* Written request: Write out the listing below in full and exactly, leaving out every picture.

* Collected material:

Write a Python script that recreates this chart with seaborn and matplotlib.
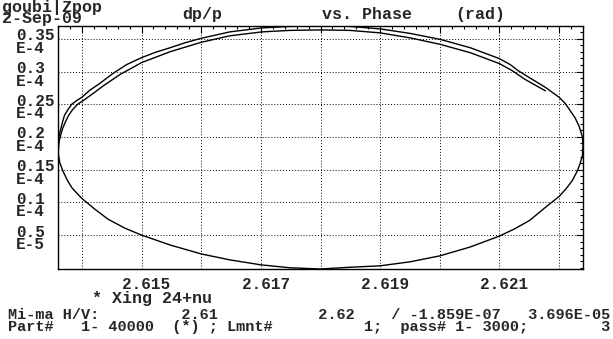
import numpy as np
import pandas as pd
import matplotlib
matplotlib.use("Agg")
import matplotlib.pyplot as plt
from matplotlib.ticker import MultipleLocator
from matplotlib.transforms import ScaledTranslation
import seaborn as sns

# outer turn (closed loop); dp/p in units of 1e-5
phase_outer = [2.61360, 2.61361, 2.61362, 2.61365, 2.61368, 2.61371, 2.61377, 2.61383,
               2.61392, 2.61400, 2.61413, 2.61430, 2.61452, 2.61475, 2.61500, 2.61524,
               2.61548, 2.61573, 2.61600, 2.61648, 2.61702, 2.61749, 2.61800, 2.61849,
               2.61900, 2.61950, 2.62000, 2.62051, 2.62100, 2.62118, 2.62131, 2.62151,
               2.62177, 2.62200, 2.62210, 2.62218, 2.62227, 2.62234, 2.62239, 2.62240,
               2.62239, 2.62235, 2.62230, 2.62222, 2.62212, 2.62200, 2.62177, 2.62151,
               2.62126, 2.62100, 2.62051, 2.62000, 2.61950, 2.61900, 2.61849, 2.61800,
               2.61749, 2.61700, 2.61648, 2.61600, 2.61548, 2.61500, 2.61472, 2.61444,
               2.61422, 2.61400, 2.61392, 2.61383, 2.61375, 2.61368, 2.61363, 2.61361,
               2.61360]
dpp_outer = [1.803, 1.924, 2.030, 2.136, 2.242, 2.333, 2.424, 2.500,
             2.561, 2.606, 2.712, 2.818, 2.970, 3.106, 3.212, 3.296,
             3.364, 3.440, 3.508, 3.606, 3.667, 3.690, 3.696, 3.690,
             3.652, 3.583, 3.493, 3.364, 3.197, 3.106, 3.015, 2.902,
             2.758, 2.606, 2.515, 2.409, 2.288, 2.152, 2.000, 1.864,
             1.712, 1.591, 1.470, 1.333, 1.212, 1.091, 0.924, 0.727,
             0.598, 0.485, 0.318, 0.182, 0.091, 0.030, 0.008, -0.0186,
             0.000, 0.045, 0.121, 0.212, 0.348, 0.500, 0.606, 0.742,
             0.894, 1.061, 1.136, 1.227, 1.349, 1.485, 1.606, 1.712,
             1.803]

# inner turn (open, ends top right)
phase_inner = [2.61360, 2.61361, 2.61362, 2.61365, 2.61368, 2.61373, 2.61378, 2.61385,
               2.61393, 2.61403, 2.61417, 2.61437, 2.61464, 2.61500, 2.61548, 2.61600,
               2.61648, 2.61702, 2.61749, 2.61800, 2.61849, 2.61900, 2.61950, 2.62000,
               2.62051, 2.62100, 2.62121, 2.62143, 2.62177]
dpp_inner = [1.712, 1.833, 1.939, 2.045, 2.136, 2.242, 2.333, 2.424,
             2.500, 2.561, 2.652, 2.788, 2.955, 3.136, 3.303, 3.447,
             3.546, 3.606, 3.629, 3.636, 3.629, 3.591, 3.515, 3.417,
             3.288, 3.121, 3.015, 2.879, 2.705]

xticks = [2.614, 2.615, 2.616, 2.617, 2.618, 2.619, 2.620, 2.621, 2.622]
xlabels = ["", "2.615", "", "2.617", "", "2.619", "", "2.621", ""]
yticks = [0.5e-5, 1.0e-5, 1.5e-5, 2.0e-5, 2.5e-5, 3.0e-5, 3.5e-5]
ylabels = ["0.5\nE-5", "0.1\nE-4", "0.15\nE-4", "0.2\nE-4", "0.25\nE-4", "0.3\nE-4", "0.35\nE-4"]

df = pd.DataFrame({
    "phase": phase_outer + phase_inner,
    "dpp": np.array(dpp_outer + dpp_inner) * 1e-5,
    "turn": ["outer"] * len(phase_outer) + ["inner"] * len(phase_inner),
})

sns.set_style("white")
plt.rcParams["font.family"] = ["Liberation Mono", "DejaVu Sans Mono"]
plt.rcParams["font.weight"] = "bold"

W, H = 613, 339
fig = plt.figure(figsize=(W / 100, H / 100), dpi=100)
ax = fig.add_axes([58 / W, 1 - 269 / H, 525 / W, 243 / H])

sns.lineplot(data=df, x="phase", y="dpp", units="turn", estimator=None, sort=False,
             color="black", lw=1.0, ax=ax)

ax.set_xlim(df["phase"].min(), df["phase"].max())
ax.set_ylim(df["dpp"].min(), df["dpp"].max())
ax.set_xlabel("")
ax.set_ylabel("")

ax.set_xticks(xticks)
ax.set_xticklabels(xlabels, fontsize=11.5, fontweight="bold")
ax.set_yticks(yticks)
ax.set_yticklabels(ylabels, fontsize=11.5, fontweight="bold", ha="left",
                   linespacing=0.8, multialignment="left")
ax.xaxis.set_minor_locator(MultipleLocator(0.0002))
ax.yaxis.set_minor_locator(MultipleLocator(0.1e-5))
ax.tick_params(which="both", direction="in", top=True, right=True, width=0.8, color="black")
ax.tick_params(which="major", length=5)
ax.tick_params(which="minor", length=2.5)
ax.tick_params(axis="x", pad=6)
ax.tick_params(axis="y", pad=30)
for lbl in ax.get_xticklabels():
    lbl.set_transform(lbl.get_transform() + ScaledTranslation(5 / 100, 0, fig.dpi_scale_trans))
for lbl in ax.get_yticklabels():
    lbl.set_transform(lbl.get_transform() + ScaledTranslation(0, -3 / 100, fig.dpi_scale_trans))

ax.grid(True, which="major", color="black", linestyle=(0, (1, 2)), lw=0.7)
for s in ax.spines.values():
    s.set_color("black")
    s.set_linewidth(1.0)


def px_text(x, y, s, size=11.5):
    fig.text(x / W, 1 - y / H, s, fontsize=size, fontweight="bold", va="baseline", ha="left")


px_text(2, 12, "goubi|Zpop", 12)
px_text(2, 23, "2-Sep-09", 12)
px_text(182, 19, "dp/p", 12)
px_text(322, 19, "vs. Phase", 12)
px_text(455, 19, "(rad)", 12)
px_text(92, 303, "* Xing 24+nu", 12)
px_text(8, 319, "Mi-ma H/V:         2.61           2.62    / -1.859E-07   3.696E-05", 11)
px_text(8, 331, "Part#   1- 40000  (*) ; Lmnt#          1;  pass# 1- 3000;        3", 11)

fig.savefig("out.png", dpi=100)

* Full answer:
Write a Python script that recreates this chart with seaborn and matplotlib.
import numpy as np
import pandas as pd
import matplotlib
matplotlib.use("Agg")
import matplotlib.pyplot as plt
from matplotlib.ticker import MultipleLocator
from matplotlib.transforms import ScaledTranslation
import seaborn as sns

# outer turn (closed loop); dp/p in units of 1e-5
phase_outer = [2.61360, 2.61361, 2.61362, 2.61365, 2.61368, 2.61371, 2.61377, 2.61383,
               2.61392, 2.61400, 2.61413, 2.61430, 2.61452, 2.61475, 2.61500, 2.61524,
               2.61548, 2.61573, 2.61600, 2.61648, 2.61702, 2.61749, 2.61800, 2.61849,
               2.61900, 2.61950, 2.62000, 2.62051, 2.62100, 2.62118, 2.62131, 2.62151,
               2.62177, 2.62200, 2.62210, 2.62218, 2.62227, 2.62234, 2.62239, 2.62240,
               2.62239, 2.62235, 2.62230, 2.62222, 2.62212, 2.62200, 2.62177, 2.62151,
               2.62126, 2.62100, 2.62051, 2.62000, 2.61950, 2.61900, 2.61849, 2.61800,
               2.61749, 2.61700, 2.61648, 2.61600, 2.61548, 2.61500, 2.61472, 2.61444,
               2.61422, 2.61400, 2.61392, 2.61383, 2.61375, 2.61368, 2.61363, 2.61361,
               2.61360]
dpp_outer = [1.803, 1.924, 2.030, 2.136, 2.242, 2.333, 2.424, 2.500,
             2.561, 2.606, 2.712, 2.818, 2.970, 3.106, 3.212, 3.296,
             3.364, 3.440, 3.508, 3.606, 3.667, 3.690, 3.696, 3.690,
             3.652, 3.583, 3.493, 3.364, 3.197, 3.106, 3.015, 2.902,
             2.758, 2.606, 2.515, 2.409, 2.288, 2.152, 2.000, 1.864,
             1.712, 1.591, 1.470, 1.333, 1.212, 1.091, 0.924, 0.727,
             0.598, 0.485, 0.318, 0.182, 0.091, 0.030, 0.008, -0.0186,
             0.000, 0.045, 0.121, 0.212, 0.348, 0.500, 0.606, 0.742,
             0.894, 1.061, 1.136, 1.227, 1.349, 1.485, 1.606, 1.712,
             1.803]

# inner turn (open, ends top right)
phase_inner = [2.61360, 2.61361, 2.61362, 2.61365, 2.61368, 2.61373, 2.61378, 2.61385,
               2.61393, 2.61403, 2.61417, 2.61437, 2.61464, 2.61500, 2.61548, 2.61600,
               2.61648, 2.61702, 2.61749, 2.61800, 2.61849, 2.61900, 2.61950, 2.62000,
               2.62051, 2.62100, 2.62121, 2.62143, 2.62177]
dpp_inner = [1.712, 1.833, 1.939, 2.045, 2.136, 2.242, 2.333, 2.424,
             2.500, 2.561, 2.652, 2.788, 2.955, 3.136, 3.303, 3.447,
             3.546, 3.606, 3.629, 3.636, 3.629, 3.591, 3.515, 3.417,
             3.288, 3.121, 3.015, 2.879, 2.705]

xticks = [2.614, 2.615, 2.616, 2.617, 2.618, 2.619, 2.620, 2.621, 2.622]
xlabels = ["", "2.615", "", "2.617", "", "2.619", "", "2.621", ""]
yticks = [0.5e-5, 1.0e-5, 1.5e-5, 2.0e-5, 2.5e-5, 3.0e-5, 3.5e-5]
ylabels = ["0.5\nE-5", "0.1\nE-4", "0.15\nE-4", "0.2\nE-4", "0.25\nE-4", "0.3\nE-4", "0.35\nE-4"]

df = pd.DataFrame({
    "phase": phase_outer + phase_inner,
    "dpp": np.array(dpp_outer + dpp_inner) * 1e-5,
    "turn": ["outer"] * len(phase_outer) + ["inner"] * len(phase_inner),
})

sns.set_style("white")
plt.rcParams["font.family"] = ["Liberation Mono", "DejaVu Sans Mono"]
plt.rcParams["font.weight"] = "bold"

W, H = 613, 339
fig = plt.figure(figsize=(W / 100, H / 100), dpi=100)
ax = fig.add_axes([58 / W, 1 - 269 / H, 525 / W, 243 / H])

sns.lineplot(data=df, x="phase", y="dpp", units="turn", estimator=None, sort=False,
             color="black", lw=1.0, ax=ax)

ax.set_xlim(df["phase"].min(), df["phase"].max())
ax.set_ylim(df["dpp"].min(), df["dpp"].max())
ax.set_xlabel("")
ax.set_ylabel("")

ax.set_xticks(xticks)
ax.set_xticklabels(xlabels, fontsize=11.5, fontweight="bold")
ax.set_yticks(yticks)
ax.set_yticklabels(ylabels, fontsize=11.5, fontweight="bold", ha="left",
                   linespacing=0.8, multialignment="left")
ax.xaxis.set_minor_locator(MultipleLocator(0.0002))
ax.yaxis.set_minor_locator(MultipleLocator(0.1e-5))
ax.tick_params(which="both", direction="in", top=True, right=True, width=0.8, color="black")
ax.tick_params(which="major", length=5)
ax.tick_params(which="minor", length=2.5)
ax.tick_params(axis="x", pad=6)
ax.tick_params(axis="y", pad=30)
for lbl in ax.get_xticklabels():
    lbl.set_transform(lbl.get_transform() + ScaledTranslation(5 / 100, 0, fig.dpi_scale_trans))
for lbl in ax.get_yticklabels():
    lbl.set_transform(lbl.get_transform() + ScaledTranslation(0, -3 / 100, fig.dpi_scale_trans))

ax.grid(True, which="major", color="black", linestyle=(0, (1, 2)), lw=0.7)
for s in ax.spines.values():
    s.set_color("black")
    s.set_linewidth(1.0)


def px_text(x, y, s, size=11.5):
    fig.text(x / W, 1 - y / H, s, fontsize=size, fontweight="bold", va="baseline", ha="left")


px_text(2, 12, "goubi|Zpop", 12)
px_text(2, 23, "2-Sep-09", 12)
px_text(182, 19, "dp/p", 12)
px_text(322, 19, "vs. Phase", 12)
px_text(455, 19, "(rad)", 12)
px_text(92, 303, "* Xing 24+nu", 12)
px_text(8, 319, "Mi-ma H/V:         2.61           2.62    / -1.859E-07   3.696E-05", 11)
px_text(8, 331, "Part#   1- 40000  (*) ; Lmnt#          1;  pass# 1- 3000;        3", 11)

fig.savefig("out.png", dpi=100)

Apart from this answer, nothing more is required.